Mientras usted lee estas palabras, un reputado grupo de científicos en Estados Unidos utiliza un sencillo juego de rellenar palabras faltantes en una frase para entrenar a una supercomputadora del tamaño de un edificio con la intención de que aprenda por sí misma el funcionamiento del lenguaje humano, un propósito tan poético como preocupante.
Y es que, tras millones y millones de repeticiones de aquel pasatiempo gramatical, esta maravilla tecnológica ha desarrollado la asombrosa habilidad de redactar, en cuestión de segundos y con toda la información del ciberespacio disponible como recurso de consulta, ensayos complejos que dan respuesta hasta a las peticiones más enrevesadas que le elevan sus creadores. Oficialmente, se ha iniciado el proceso de extinción de los escritores.
Mucho se ha teorizado en los últimos años sobre los distintos dilemas que surgirán una vez que la inteligencia artificial alcance la cumbre de su pulimento, pero pocos se han preguntado por lo que realmente importa: si unas cuantas líneas de código son capaces de escribir una novela infinitamente más rápido (entiéndase, en minutos) de lo que puede hacerlo un escritor carnal, ¿para qué vamos a necesitar a estos últimos? Sinceramente, para nada. Nos convertiremos en objetos obsoletos y nuestros textos no serán más que memorias vintage de una época analógica, melancólica e ineficiente.
En 2016, la novela El Día que un Computador Escriba una Novela, escrita por un programa de inteligencia artificial, casi gana el prestigioso galardón Nikkei Hoshi Shinichi de Japón, mientras en 2017 salió al mercado 1 the Road, un texto experimental escrito por otro software tras un viaje por carretera, con cámaras y micrófonos integrados, entre Nueva York y Nueva Orleans. Ambos son ejemplos palpables de que la literatura humana y la sintética están en rumbo de colisión y que su colapso es inminente, encontrándose tal vez en menos de una década.

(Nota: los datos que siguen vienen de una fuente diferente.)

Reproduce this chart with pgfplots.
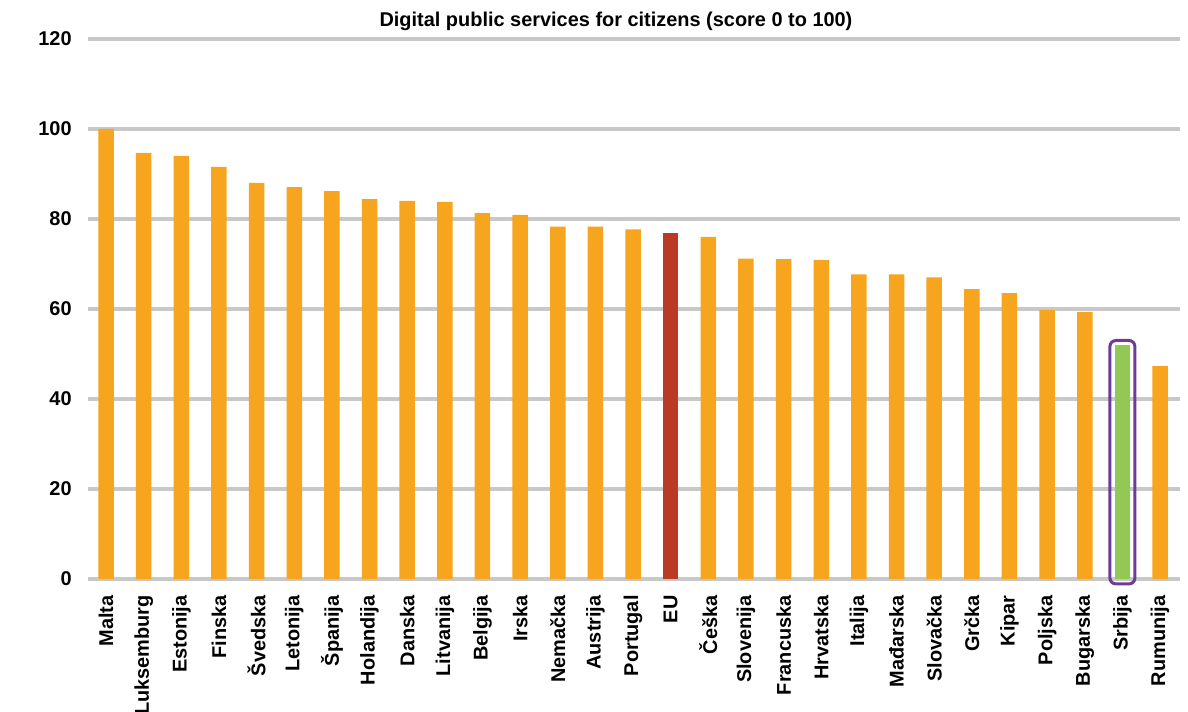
\documentclass[border=0pt]{standalone}
\usepackage{pgfplots}
\pgfplotsset{compat=1.18}
\usepackage{fontspec}
\setmainfont{Liberation Sans}
\definecolor{barorange}{HTML}{F7A51F}
\definecolor{eured}{HTML}{BA3A26}
\definecolor{srbgreen}{HTML}{92C955}
\definecolor{boxpurple}{HTML}{6E3B96}
\definecolor{gridgray}{HTML}{C8C8C8}
\begin{document}
\begin{tikzpicture}
\begin{axis}[
  at={(0,0)}, anchor=south west,
  scale only axis, width=546bp, height=270bp,
  xmin=-0.48, xmax=28.53, ymin=0, ymax=120,
  clip=false,
  axis line style={draw=none},
  major tick length=0pt,
  ytick={0,20,...,120},
  ymajorgrids,
  grid style={color=gridgray, line width=2.2bp},
  xtick={0,...,28},
  xticklabels={Malta,Luksemburg,Estonija,Finska,Švedska,Letonija,Španija,Holandija,Danska,Litvanija,Belgija,Irska,Nemačka,Austrija,Portugal,EU,Češka,Slovenija,Francuska,Hrvatska,Italija,Mađarska,Slovačka,Grčka,Kipar,Poljska,Bugarska,Srbija,Rumunija},
  xticklabel style={rotate=90, anchor=east, inner sep=0pt, xshift=-8bp, font=\bfseries\fontsize{10}{11}\selectfont},
  yticklabel style={anchor=east, inner sep=0pt, xshift=-8bp, font=\bfseries\fontsize{10}{11}\selectfont},
  /pgf/number format/assume math mode=true,
  ybar, bar width=7.75bp, bar shift=0pt,
]
\addplot[fill=barorange, draw=none] coordinates {
(0,100) (1,94.7) (2,94.0) (3,91.6) (4,88.0) (5,87.1) (6,86.2) (7,84.4) (8,84.0) (9,83.8)
(10,81.3) (11,80.9) (12,78.3) (13,78.3) (14,77.7) (16,76.0) (17,71.2) (18,71.1) (19,70.9)
(20,67.7) (21,67.7) (22,67.0) (23,64.4) (24,63.5) (25,59.8) (26,59.3) (28,47.3)};
\addplot[fill=eured, draw=none] coordinates {(15,76.9)};
\addplot[fill=srbgreen, draw=none] coordinates {(27,52.0)};
\draw[boxpurple, line width=1.5bp, rounded corners=3bp] (axis cs:26.668,-1.1) rectangle (axis cs:27.332,53.0);
\node[font=\bfseries\fontsize{10}{12}\selectfont] at ([yshift=9bp]rel axis cs:0.4835,1) {Digital public services for citizens (score 0 to 100)};
\end{axis}
\pgfresetboundingbox
\path[use as bounding box] (-44bp,-66.5bp) rectangle (550bp,289.5bp);
\end{tikzpicture}
\end{document}
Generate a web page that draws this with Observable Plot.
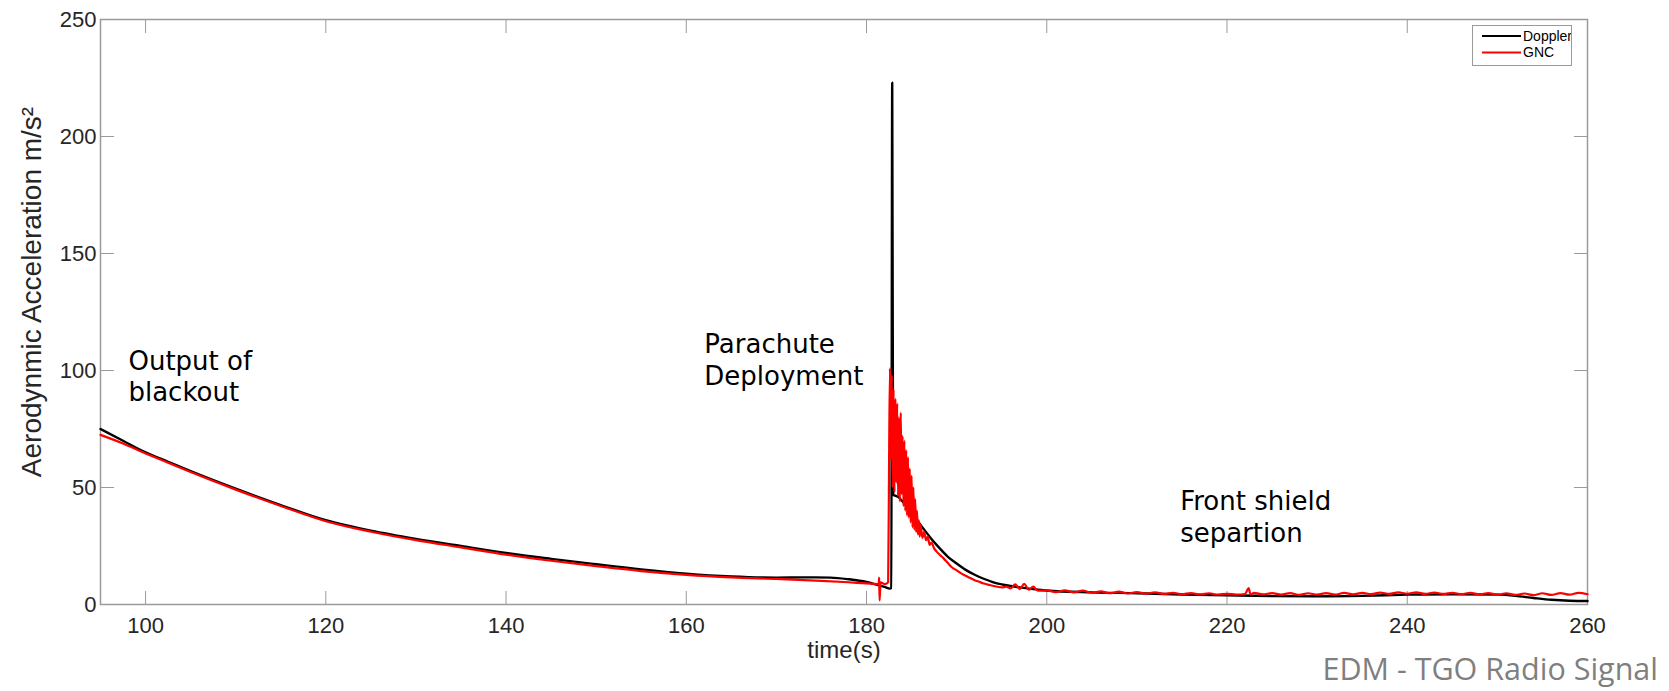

Solo entonces sabremos si las editoriales podrán resistir la atractiva reducción de costos y aumento de la producción que traerán consigo las máquinas, si los lectores estarán receptivos a leer historias engendradas por el lenguaje de la programación sin encontrarlas frías e impersonales, si la imperfección humana puede competir en igualdad de condiciones con la prolijidad de estos textos autómatas en premios literarios y si los escritores podrán reinventarse para que su especie no sucumba bajo este nuevo depredador digital.
Aun así, soy de esos románticos irremediables que piensa que a la inspiración todavía le queda algo de aquella esencia divina de la que tanto hablaban los griegos y que en un momento de iluminación del espíritu, en la que el escritor se eleva por encima de su propia falible mortalidad, de sus manos fluyen letras en un determinado orden, el cual, como si de la combinación de una caja fuerte se tratara, le abre las puertas a la inmortalidad literaria. Por ello, me gusta pensar con ingenuidad, y una pizca de la prepotencia clásica de los terrícolas que invita a sentirnos únicos y especiales, que la creatividad es un componente metafísico tan reservado para el alma humana que no es posible reducirla a algoritmos.